Task objective >> Print the entire listing. Each line must match the original exactly.

Supplied data >>
================================
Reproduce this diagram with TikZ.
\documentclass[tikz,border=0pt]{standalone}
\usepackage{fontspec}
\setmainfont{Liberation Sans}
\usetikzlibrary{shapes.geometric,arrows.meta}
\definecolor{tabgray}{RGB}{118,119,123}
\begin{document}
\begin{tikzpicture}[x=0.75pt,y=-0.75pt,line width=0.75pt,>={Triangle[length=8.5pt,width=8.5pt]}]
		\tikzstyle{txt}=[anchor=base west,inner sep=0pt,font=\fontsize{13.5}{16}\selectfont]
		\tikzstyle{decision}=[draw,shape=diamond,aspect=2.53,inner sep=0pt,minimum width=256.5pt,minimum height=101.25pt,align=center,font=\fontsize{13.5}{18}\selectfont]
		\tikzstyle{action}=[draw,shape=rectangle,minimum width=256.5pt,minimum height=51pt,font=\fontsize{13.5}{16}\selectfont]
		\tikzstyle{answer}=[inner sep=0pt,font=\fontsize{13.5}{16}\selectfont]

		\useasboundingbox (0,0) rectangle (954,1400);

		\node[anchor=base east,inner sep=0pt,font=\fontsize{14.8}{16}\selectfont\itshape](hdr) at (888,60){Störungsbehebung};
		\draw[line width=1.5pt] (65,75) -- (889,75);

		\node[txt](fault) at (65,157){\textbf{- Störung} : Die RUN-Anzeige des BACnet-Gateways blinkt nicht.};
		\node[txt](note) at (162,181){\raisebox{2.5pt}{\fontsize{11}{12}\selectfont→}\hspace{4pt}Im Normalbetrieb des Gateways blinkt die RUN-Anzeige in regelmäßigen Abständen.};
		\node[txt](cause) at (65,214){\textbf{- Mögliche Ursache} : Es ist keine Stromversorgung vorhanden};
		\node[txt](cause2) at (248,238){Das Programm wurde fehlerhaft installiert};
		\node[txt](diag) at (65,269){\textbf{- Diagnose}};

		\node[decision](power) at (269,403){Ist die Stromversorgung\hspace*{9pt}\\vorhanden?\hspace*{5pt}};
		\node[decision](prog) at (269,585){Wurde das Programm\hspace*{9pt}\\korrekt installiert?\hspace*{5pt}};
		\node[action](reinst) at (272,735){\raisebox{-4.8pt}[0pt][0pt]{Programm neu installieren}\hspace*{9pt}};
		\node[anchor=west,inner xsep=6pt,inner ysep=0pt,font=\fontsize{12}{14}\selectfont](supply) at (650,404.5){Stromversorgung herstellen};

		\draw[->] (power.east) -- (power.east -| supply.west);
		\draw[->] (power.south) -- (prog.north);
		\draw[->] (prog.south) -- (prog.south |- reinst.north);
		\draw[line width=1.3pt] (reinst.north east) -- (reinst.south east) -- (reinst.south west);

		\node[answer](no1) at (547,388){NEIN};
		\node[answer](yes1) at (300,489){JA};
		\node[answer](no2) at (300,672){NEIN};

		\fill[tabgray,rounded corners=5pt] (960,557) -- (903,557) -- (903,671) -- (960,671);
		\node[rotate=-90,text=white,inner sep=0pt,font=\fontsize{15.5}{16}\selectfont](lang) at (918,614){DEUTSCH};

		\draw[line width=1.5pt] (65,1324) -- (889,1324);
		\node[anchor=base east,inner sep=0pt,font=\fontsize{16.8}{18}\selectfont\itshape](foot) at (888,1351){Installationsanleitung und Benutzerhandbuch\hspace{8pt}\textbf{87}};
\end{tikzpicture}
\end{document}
================================
Completed exercise >>
Reproduce this diagram with TikZ.
\documentclass[tikz,border=0pt]{standalone}
\usepackage{fontspec}
\setmainfont{Liberation Sans}
\usetikzlibrary{shapes.geometric,arrows.meta}
\definecolor{tabgray}{RGB}{118,119,123}
\begin{document}
\begin{tikzpicture}[x=0.75pt,y=-0.75pt,line width=0.75pt,>={Triangle[length=8.5pt,width=8.5pt]}]
		\tikzstyle{txt}=[anchor=base west,inner sep=0pt,font=\fontsize{13.5}{16}\selectfont]
		\tikzstyle{decision}=[draw,shape=diamond,aspect=2.53,inner sep=0pt,minimum width=256.5pt,minimum height=101.25pt,align=center,font=\fontsize{13.5}{18}\selectfont]
		\tikzstyle{action}=[draw,shape=rectangle,minimum width=256.5pt,minimum height=51pt,font=\fontsize{13.5}{16}\selectfont]
		\tikzstyle{answer}=[inner sep=0pt,font=\fontsize{13.5}{16}\selectfont]

		\useasboundingbox (0,0) rectangle (954,1400);

		\node[anchor=base east,inner sep=0pt,font=\fontsize{14.8}{16}\selectfont\itshape](hdr) at (888,60){Störungsbehebung};
		\draw[line width=1.5pt] (65,75) -- (889,75);

		\node[txt](fault) at (65,157){\textbf{- Störung} : Die RUN-Anzeige des BACnet-Gateways blinkt nicht.};
		\node[txt](note) at (162,181){\raisebox{2.5pt}{\fontsize{11}{12}\selectfont→}\hspace{4pt}Im Normalbetrieb des Gateways blinkt die RUN-Anzeige in regelmäßigen Abständen.};
		\node[txt](cause) at (65,214){\textbf{- Mögliche Ursache} : Es ist keine Stromversorgung vorhanden};
		\node[txt](cause2) at (248,238){Das Programm wurde fehlerhaft installiert};
		\node[txt](diag) at (65,269){\textbf{- Diagnose}};

		\node[decision](power) at (269,403){Ist die Stromversorgung\hspace*{9pt}\\vorhanden?\hspace*{5pt}};
		\node[decision](prog) at (269,585){Wurde das Programm\hspace*{9pt}\\korrekt installiert?\hspace*{5pt}};
		\node[action](reinst) at (272,735){\raisebox{-4.8pt}[0pt][0pt]{Programm neu installieren}\hspace*{9pt}};
		\node[anchor=west,inner xsep=6pt,inner ysep=0pt,font=\fontsize{12}{14}\selectfont](supply) at (650,404.5){Stromversorgung herstellen};

		\draw[->] (power.east) -- (power.east -| supply.west);
		\draw[->] (power.south) -- (prog.north);
		\draw[->] (prog.south) -- (prog.south |- reinst.north);
		\draw[line width=1.3pt] (reinst.north east) -- (reinst.south east) -- (reinst.south west);

		\node[answer](no1) at (547,388){NEIN};
		\node[answer](yes1) at (300,489){JA};
		\node[answer](no2) at (300,672){NEIN};

		\fill[tabgray,rounded corners=5pt] (960,557) -- (903,557) -- (903,671) -- (960,671);
		\node[rotate=-90,text=white,inner sep=0pt,font=\fontsize{15.5}{16}\selectfont](lang) at (918,614){DEUTSCH};

		\draw[line width=1.5pt] (65,1324) -- (889,1324);
		\node[anchor=base east,inner sep=0pt,font=\fontsize{16.8}{18}\selectfont\itshape](foot) at (888,1351){Installationsanleitung und Benutzerhandbuch\hspace{8pt}\textbf{87}};
\end{tikzpicture}
\end{document}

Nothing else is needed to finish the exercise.